• **STATED EXERCISE**: For every line in the data below that contains "script", copy the line.

(begin)

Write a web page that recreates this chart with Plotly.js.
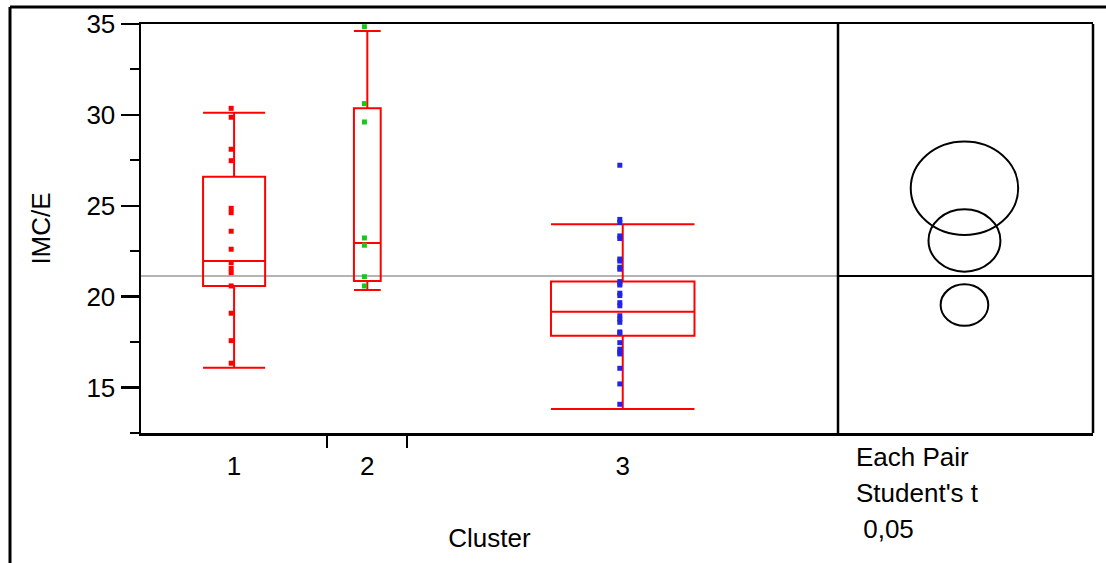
<!DOCTYPE html>
<html>
<head>
<meta charset="utf-8">
<script src="https://cdn.plot.ly/plotly-3.0.1.min.js"></script>
<style>html,body{margin:0;padding:0;background:#fff}#chart{width:1106px;height:563px}</style>
</head>
<body>
<div id="chart"></div>
<script>
// ---- data ----
const clusterLabels = ['1', '2', '3'];
const cluster1 = [30.36, 29.87, 28.11, 27.48, 24.86, 24.62, 23.60, 22.61, 21.87, 21.56, 21.32, 20.59, 19.09, 17.58, 16.34];
const cluster2 = [34.85, 30.62, 29.61, 23.23, 22.83, 21.10, 20.59];
const cluster3 = [27.23, 24.25, 24.08, 23.34, 23.20, 22.07, 21.96, 21.62, 21.51, 20.83, 20.73, 20.64,
                  20.19, 20.06, 19.67, 19.50, 18.95, 18.77, 18.59, 18.06, 18.00, 17.47, 17.11, 16.96,
                  16.85, 16.06, 15.20, 14.08];
const boxLower  = [16.09, 20.37, 13.82];
const boxQ1     = [20.59, 20.86, 17.85];
const boxMedian = [21.96, 22.95, 19.17];
const boxQ3     = [26.60, 30.36, 20.83];
const boxUpper  = [30.12, 34.61, 23.98];
const grandMean = 21.14;
const circleMeans = [23.09, 25.96, 19.54];
const circleRadii = [1.72, 2.57, 1.14];
const yTickVals = [15, 20, 25, 30, 35];
const noteLines = ['Each Pair', "Student's t", ' 0,05'];

// ---- layout config ----
const groupSpan = [16, 6.9, 37];   // relative width of each category (JMP proportional widths)
const pointColors = ['#ff0000', '#18c818', '#2424e6'];
const boxColor = '#ff0000';
const font = '"Liberation Sans", Arial, sans-serif';
const fs = 26;
const divide = (838 - 141) / 952;
const x2Range = [0, 12.2];
const circleX = 6.05;
const xAspect = 1.0;

const groups = [cluster1, cluster2, cluster3];
const starts = [], centers = [];
let acc = 0;
groupSpan.forEach(w => { starts.push(acc); centers.push(acc + w / 2); acc += w; });
const total = acc;
const pointShift = -0.25;

const data = [];
groups.forEach((g, i) => {
  data.push({
    type: 'box', x: [centers[i]], q1: [boxQ1[i]], median: [boxMedian[i]], q3: [boxQ3[i]],
    lowerfence: [boxLower[i]], upperfence: [boxUpper[i]],
    width: groupSpan[i] / 3, whiskerwidth: 1,
    line: {color: boxColor, width: 2}, fillcolor: 'rgba(0,0,0,0)',
    boxpoints: false, hoverinfo: 'skip', xaxis: 'x', yaxis: 'y'
  });
  data.push({
    type: 'scatter', mode: 'markers', x: g.map(() => centers[i] + pointShift), y: g,
    marker: {symbol: 'square', size: 5, color: pointColors[i], line: {width: 0}},
    xaxis: 'x', yaxis: 'y', hoverinfo: 'skip'
  });
});
data.push({type: 'scatter', mode: 'markers', x: [circleX], y: [grandMean], xaxis: 'x2', yaxis: 'y',
  marker: {opacity: 0}, hoverinfo: 'skip'});

const shapes = [];
shapes.push({type: 'line', xref: 'x', yref: 'y', x0: 0, x1: total, y0: grandMean, y1: grandMean,
  line: {color: '#b4b4b4', width: 2}, layer: 'below'});
shapes.push({type: 'line', xref: 'x2', yref: 'y', x0: x2Range[0], x1: x2Range[1], y0: grandMean, y1: grandMean,
  line: {color: '#000', width: 2}});
circleMeans.forEach((m, i) => {
  const r = circleRadii[i];
  shapes.push({type: 'circle', xref: 'x2', yref: 'y',
    x0: circleX - r * xAspect, x1: circleX + r * xAspect, y0: m - r, y1: m + r,
    line: {color: '#000', width: 2}});
});
shapes.push({type: 'line', xref: 'paper', yref: 'paper', x0: divide, x1: divide, y0: 0, y1: 1, line: {color: '#000', width: 2.5}});
shapes.push({type: 'line', xref: 'paper', yref: 'paper', x0: 1, x1: 1, y0: 0, y1: 1, line: {color: '#000', width: 2.5}});
const fx = (10 - 141) / 952, fy = 1 + (24 - 7) / 409;
shapes.push({type: 'line', xref: 'paper', yref: 'paper', x0: fx, x1: 1.02, y0: fy, y1: fy, line: {color: '#000', width: 3}});
shapes.push({type: 'line', xref: 'paper', yref: 'paper', x0: fx, x1: fx, y0: fy, y1: -0.4, line: {color: '#000', width: 3}});

const annotations = noteLines.map((t, i) => ({
  text: t, xref: 'paper', yref: 'paper', x: (854 - 141) / 952, y: 1 - (457 + i * 36 - 24) / 409,
  xanchor: 'left', yanchor: 'middle', showarrow: false, font: {family: font, size: fs, color: '#000'}
}));

const layout = {
  width: 1106, height: 563,
  margin: {l: 141, r: 13, t: 24, b: 130, pad: 0},
  paper_bgcolor: '#fff', plot_bgcolor: '#fff',
  showlegend: false,
  font: {family: font, size: fs, color: '#000'},
  xaxis: {
    domain: [0, divide], range: [0, total], showgrid: false, zeroline: false,
    showline: true, mirror: true, linecolor: '#000', linewidth: 2.5,
    tickmode: 'array', tickvals: centers, ticktext: clusterLabels, ticks: '',
    ticklabelstandoff: 8, tickfont: {size: fs},
    minor: {tickmode: 'array', tickvals: starts.slice(1), ticks: 'outside', ticklen: 12, tickwidth: 2, tickcolor: '#000', showgrid: false},
    title: {text: 'Cluster', font: {size: fs}, standoff: 49}
  },
  xaxis2: {
    domain: [divide, 1], range: x2Range, showgrid: false, zeroline: false,
    showline: true, mirror: true, linecolor: '#000', linewidth: 2.5, showticklabels: false, ticks: ''
  },
  yaxis: {
    range: [12.5, 35], showgrid: false, zeroline: false, showline: true, linecolor: '#000', linewidth: 2.5,
    tickmode: 'array', tickvals: yTickVals, ticks: 'outside', ticklen: 18, tickwidth: 2.5, tickcolor: '#000',
    tickfont: {size: fs},
    minor: {dtick: 2.5, ticks: 'outside', ticklen: 9, tickwidth: 2, tickcolor: '#000', showgrid: false},
    title: {text: 'IMC/E', font: {size: fs}, standoff: 29}
  },
  shapes: shapes,
  annotations: annotations
};

Plotly.newPlot('chart', data, layout, {staticPlot: true, displayModeBar: false});
</script>
</body>
</html>
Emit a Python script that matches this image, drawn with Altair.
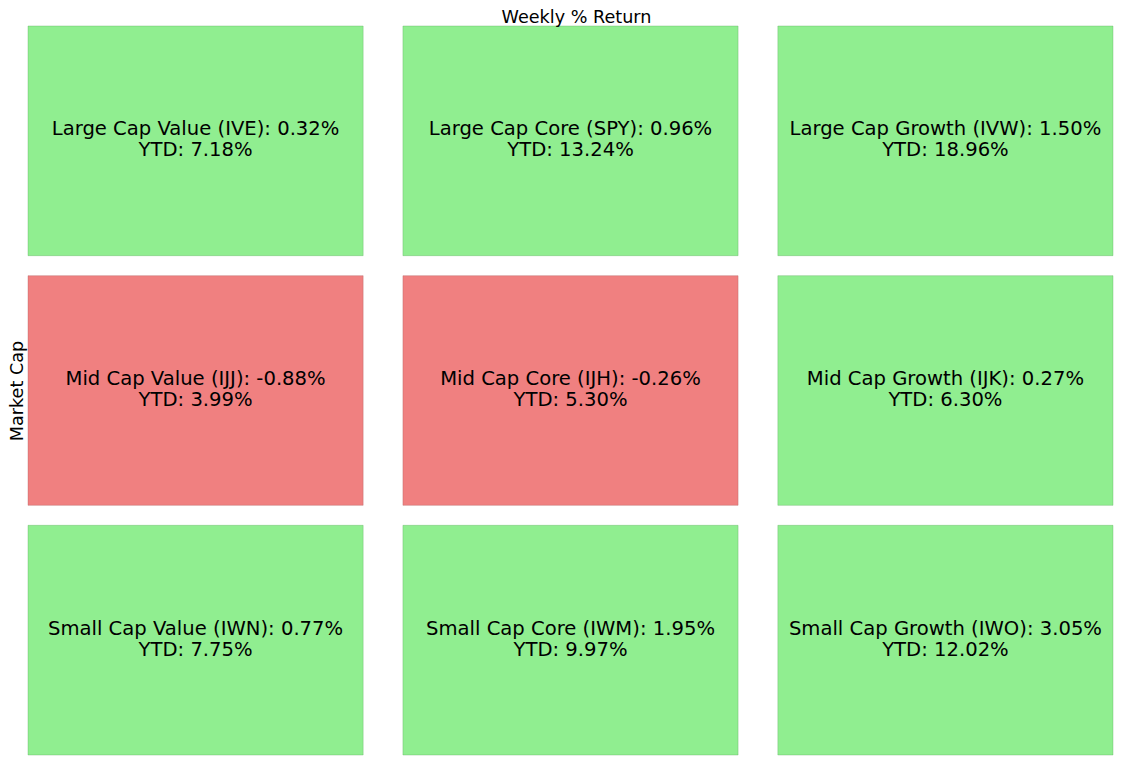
import altair as alt
import pandas as pd

rows = ["Large Cap", "Mid Cap", "Small Cap"]
cols = ["Value", "Core", "Growth"]
tickers = [["IVE", "SPY", "IVW"], ["IJJ", "IJH", "IJK"], ["IWN", "IWM", "IWO"]]
weekly = [[0.32, 0.96, 1.50], [-0.88, -0.26, 0.27], [0.77, 1.95, 3.05]]
ytd = [[7.18, 13.24, 18.96], [3.99, 5.30, 6.30], [7.75, 9.97, 12.02]]

records = []
for i, r in enumerate(rows):
    for j, c in enumerate(cols):
        w = weekly[i][j]
        y = ytd[i][j]
        records.append({
            "row": r,
            "col": c,
            "weekly": w,
            "ytd": y,
            "line1": f"{r} {c} ({tickers[i][j]}): {w:.2f}%",
            "line2": f"YTD: {y:.2f}%",
        })
df = pd.DataFrame(records)

FONT = "DejaVu Sans"

x_enc = alt.X("col:N", sort=cols, axis=None,
              scale=alt.Scale(paddingInner=40 / 377, paddingOuter=0))
y_enc = alt.Y("row:N", sort=rows,
              scale=alt.Scale(paddingInner=20 / 250, paddingOuter=0),
              axis=alt.Axis(labels=False, ticks=False, domain=False, grid=False,
                            title="Market Cap", titleFontSize=17.6,
                            titleFont=FONT, titleFontWeight="normal",
                            titleColor="black", titlePadding=2))

base = alt.Chart(df)

rects = base.mark_rect(strokeWidth=1, strokeOpacity=0.35).encode(
    x=x_enc,
    y=y_enc,
    color=alt.condition(alt.datum.weekly < 0, alt.value("#F08080"), alt.value("#90EE90")),
    stroke=alt.condition(alt.datum.weekly < 0, alt.value("#b05a5a"), alt.value("#5aa85a")),
)

texts = base.transform_calculate(
    label="[datum.line1, datum.line2]"
).mark_text(font=FONT, fontSize=19.6, color="black", align="center",
            baseline="middle", lineHeight=21, dy=-11.5).encode(
    x=x_enc,
    y=y_enc,
    text="label:N",
)

chart = (rects + texts).properties(
    width=1106,
    height=748,
    padding=0,
    autosize=alt.AutoSizeParams(type="fit", contains="padding"),
    title=alt.TitleParams("Weekly % Return", font=FONT, fontSize=17.6,
                          fontWeight="normal", color="black",
                          baseline="alphabetic", offset=-15, dx=6),
).configure(
    background="white",
    view=alt.ViewConfig(stroke="transparent", strokeWidth=0),
)

chart.save("out.html", embed_options={"renderer": "svg", "actions": False})
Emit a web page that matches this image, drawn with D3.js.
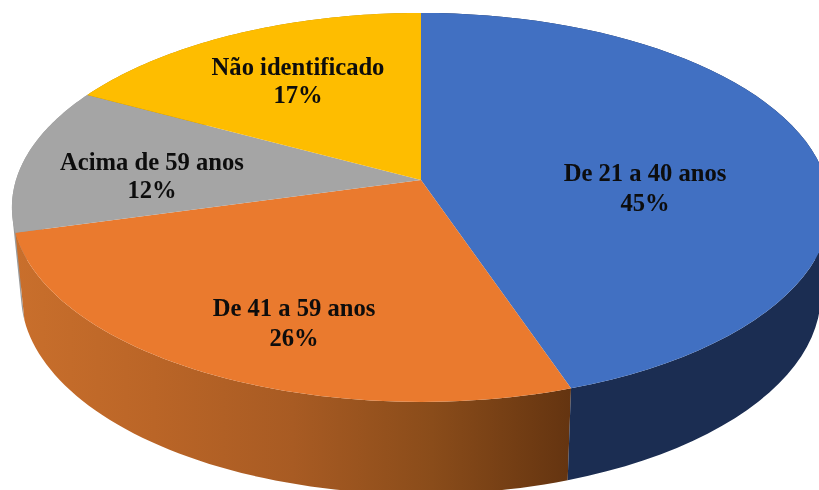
<!DOCTYPE html>
<html><head><meta charset="utf-8">
<script src="https://cdn.jsdelivr.net/npm/d3@7/dist/d3.min.js"></script>
<style>html,body{margin:0;padding:0;background:#fff;overflow:hidden}svg{display:block}</style>
</head><body><svg id="c" width="819" height="490"></svg>
<script>
const categories = ["De 21 a 40 anos","De 41 a 59 anos","Acima de 59 anos","Não identificado"];
const shares = [44.8,25.9,12.2,17.1];
const topColors = ["#4170c2","#ea7a2e","#a5a5a5","#febd00"];
const sideColors = ["#1b2d52","url(#og)","#9a9a9a","#b38600"];
const labelPos = [[645,181,211],[294,316,346],[152,170,198],[298,75,103]];

const svg = d3.select("#c");
const defs = svg.append("defs");
const og = defs.append("linearGradient").attr("id","og").attr("gradientUnits","userSpaceOnUse")
  .attr("x1",15).attr("x2",571).attr("y1",0).attr("y2",0);
[[0,"#c96f2c"],[.25,"#ba6527"],[.5,"#a85b23"],[.75,"#8a4c1a"],[1,"#643410"]].forEach(s=>og.append("stop").attr("offset",s[0]).attr("stop-color",s[1]));
defs.append("filter").attr("id","soft").append("feGaussianBlur").attr("stdDeviation",0.4);

const K = 0.141;
const project = (d,a) => {
  const u = Math.sin(a), v = -Math.cos(a), w = 1 - K*v;
  return [d.cx + d.A*u/w, d.cy + d.B*v/w];
};
const topDisk = {cx:421, cy:180, A:405, B:190.6};
const botDisk = {cx:421, cy:266, A:396, B:196};

const arcs = d3.pie().sort(null)(shares);
const samples = a => d3.range(0,61).map(i => a.startAngle + (a.endAngle-a.startAngle)*i/60);
const line = d3.line();

// sides, back to front
[3,2,1,0].forEach(i => {
  const pts = samples(arcs[i]);
  const quads = d3.pairs(pts).map(([s,t]) =>
    line(d3.polygonHull([project(topDisk,s),project(topDisk,t),project(botDisk,t),project(botDisk,s)]))+"Z");
  svg.append("path").attr("d", quads.join("")).attr("fill", sideColors[i]);
});
// top faces
arcs.forEach((a,i) => {
  const p = [[topDisk.cx,topDisk.cy]].concat(samples(a).map(t=>project(topDisk,t)));
  svg.append("path").attr("d", line(p)+"Z").attr("fill", topColors[i]);
});
// labels
const g = svg.append("g").attr("filter","url(#soft)")
  .attr("font-family","'Liberation Serif',serif").attr("font-weight","bold").attr("font-size",24.6)
  .attr("text-anchor","middle").attr("fill","#0a0a0a");
categories.forEach((c,i) => {
  const [x,y1,y2] = labelPos[i];
  g.append("text").attr("x",x).attr("y",y1).text(c);
  g.append("text").attr("x",x).attr("y",y2).text(Math.round(shares[i])+"%");
});
</script></body></html>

(end)

• **WRITTEN RESPONSE**:
<script src="https://cdn.plot.ly/plotly-3.0.1.min.js"></script>
<script>
</script>
Emit a Python script that matches this image, drawn with Altair.
<script src="https://cdn.jsdelivr.net/npm/d3@7/dist/d3.min.js"></script>
<script>
</script></body></html>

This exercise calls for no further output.